** What needs to be done **
Copy out the data below as written; omit any images.

— START OF Data segment —

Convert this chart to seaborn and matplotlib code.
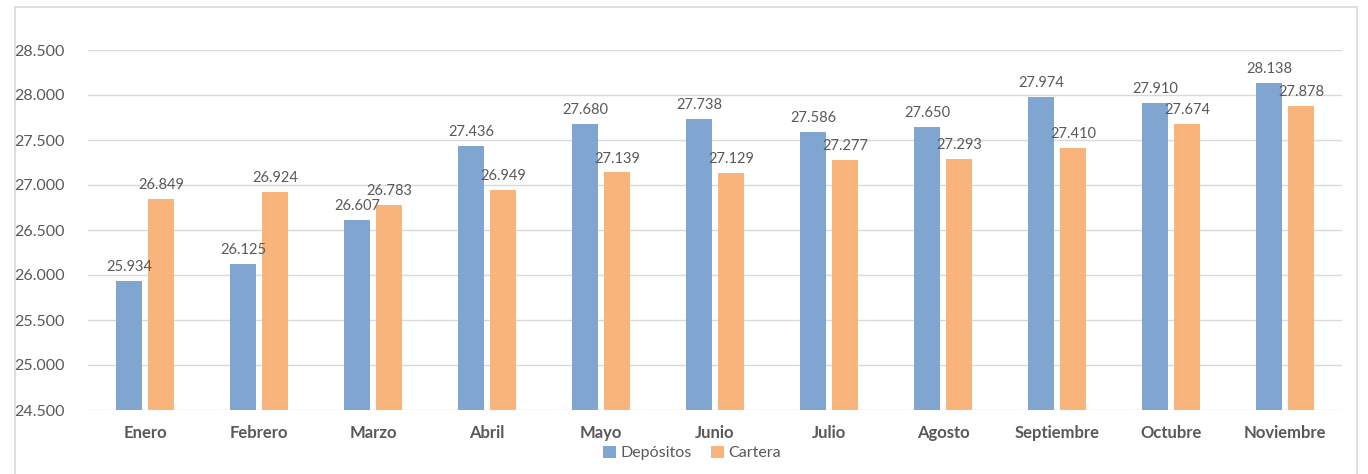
import matplotlib
matplotlib.use("Agg")
import matplotlib.pyplot as plt
import seaborn as sns
import pandas as pd
from matplotlib.patches import Rectangle

months = ["Enero", "Febrero", "Marzo", "Abril", "Mayo", "Junio", "Julio",
          "Agosto", "Septiembre", "Octubre", "Noviembre"]
depositos = [25934, 26125, 26607, 27436, 27680, 27738, 27586, 27650, 27974, 27910, 28138]
cartera = [26849, 26924, 26783, 26949, 27139, 27129, 27277, 27293, 27410, 27674, 27878]
series = ["Depósitos", "Cartera"]
yticks = [24500, 25000, 25500, 26000, 26500, 27000, 27500, 28000, 28500]

df = pd.DataFrame({
    "Mes": months * 2,
    "Serie": [series[0]] * len(months) + [series[1]] * len(months),
    "Valor": depositos + cartera,
})

sns.set_theme(style="white")
plt.rcParams["font.family"] = ["Lato", "DejaVu Sans"]

def fmt(v):
    return f"{int(round(v)):,}".replace(",", ".")

fig = plt.figure(figsize=(13.68, 4.74), dpi=100)
ax = fig.add_axes([88 / 1368, 1 - 410 / 474, (1342 - 88) / 1368, (410 - 50) / 474])

colors = ["#7FA5D0", "#F9B47C"]
sns.barplot(data=df, x="Mes", y="Valor", hue="Serie", hue_order=series,
            palette=colors, width=0.56, gap=0.18, ax=ax, saturation=1,
            errorbar=None, linewidth=0)

ax.set_ylim(24500, 28500)
ax.set_xlim(-0.5, len(months) - 0.5)
ax.set_yticks(yticks)
ax.set_yticklabels([fmt(v) for v in yticks], color="#595959", fontsize=11.5)
ax.tick_params(axis="y", length=0, pad=17)
ax.tick_params(axis="x", length=0, pad=11)
for lbl in ax.get_xticklabels():
    lbl.set_fontweight("bold")
    lbl.set_color("#595959")
    lbl.set_fontsize(12)
ax.set_xlabel("")
ax.set_ylabel("")
ax.yaxis.grid(True, color="#D9D9D9", linewidth=1)
ax.set_axisbelow(True)
for s in ax.spines.values():
    s.set_visible(False)

for cont in ax.containers:
    ax.bar_label(cont, labels=[fmt(b.get_height()) for b in cont],
                 padding=5, color="#595959", fontsize=10.5)

handles, labels = ax.get_legend_handles_labels()
ax.legend(handles, labels, loc="center", bbox_to_anchor=(692 / 1368, 1 - 453 / 474),
          bbox_transform=fig.transFigure, ncol=2, frameon=False, fontsize=11.5,
          handlelength=0.8, handleheight=0.8, handletextpad=0.3, columnspacing=1.2,
          labelcolor="#595959")

border = Rectangle((15 / 1368, -0.01), (1357 - 15) / 1368, 1.01 - 7 / 474,
                   transform=fig.transFigure, fill=False, edgecolor="#D9D9D9",
                   linewidth=1.2)
fig.add_artist(border)

fig.savefig("out.png", dpi=100)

— END OF Data segment —

** Output below **
Convert this chart to seaborn and matplotlib code.
import matplotlib
matplotlib.use("Agg")
import matplotlib.pyplot as plt
import seaborn as sns
import pandas as pd
from matplotlib.patches import Rectangle

months = ["Enero", "Febrero", "Marzo", "Abril", "Mayo", "Junio", "Julio",
          "Agosto", "Septiembre", "Octubre", "Noviembre"]
depositos = [25934, 26125, 26607, 27436, 27680, 27738, 27586, 27650, 27974, 27910, 28138]
cartera = [26849, 26924, 26783, 26949, 27139, 27129, 27277, 27293, 27410, 27674, 27878]
series = ["Depósitos", "Cartera"]
yticks = [24500, 25000, 25500, 26000, 26500, 27000, 27500, 28000, 28500]

df = pd.DataFrame({
    "Mes": months * 2,
    "Serie": [series[0]] * len(months) + [series[1]] * len(months),
    "Valor": depositos + cartera,
})

sns.set_theme(style="white")
plt.rcParams["font.family"] = ["Lato", "DejaVu Sans"]

def fmt(v):
    return f"{int(round(v)):,}".replace(",", ".")

fig = plt.figure(figsize=(13.68, 4.74), dpi=100)
ax = fig.add_axes([88 / 1368, 1 - 410 / 474, (1342 - 88) / 1368, (410 - 50) / 474])

colors = ["#7FA5D0", "#F9B47C"]
sns.barplot(data=df, x="Mes", y="Valor", hue="Serie", hue_order=series,
            palette=colors, width=0.56, gap=0.18, ax=ax, saturation=1,
            errorbar=None, linewidth=0)

ax.set_ylim(24500, 28500)
ax.set_xlim(-0.5, len(months) - 0.5)
ax.set_yticks(yticks)
ax.set_yticklabels([fmt(v) for v in yticks], color="#595959", fontsize=11.5)
ax.tick_params(axis="y", length=0, pad=17)
ax.tick_params(axis="x", length=0, pad=11)
for lbl in ax.get_xticklabels():
    lbl.set_fontweight("bold")
    lbl.set_color("#595959")
    lbl.set_fontsize(12)
ax.set_xlabel("")
ax.set_ylabel("")
ax.yaxis.grid(True, color="#D9D9D9", linewidth=1)
ax.set_axisbelow(True)
for s in ax.spines.values():
    s.set_visible(False)

for cont in ax.containers:
    ax.bar_label(cont, labels=[fmt(b.get_height()) for b in cont],
                 padding=5, color="#595959", fontsize=10.5)

handles, labels = ax.get_legend_handles_labels()
ax.legend(handles, labels, loc="center", bbox_to_anchor=(692 / 1368, 1 - 453 / 474),
          bbox_transform=fig.transFigure, ncol=2, frameon=False, fontsize=11.5,
          handlelength=0.8, handleheight=0.8, handletextpad=0.3, columnspacing=1.2,
          labelcolor="#595959")

border = Rectangle((15 / 1368, -0.01), (1357 - 15) / 1368, 1.01 - 7 / 474,
                   transform=fig.transFigure, fill=False, edgecolor="#D9D9D9",
                   linewidth=1.2)
fig.add_artist(border)

fig.savefig("out.png", dpi=100)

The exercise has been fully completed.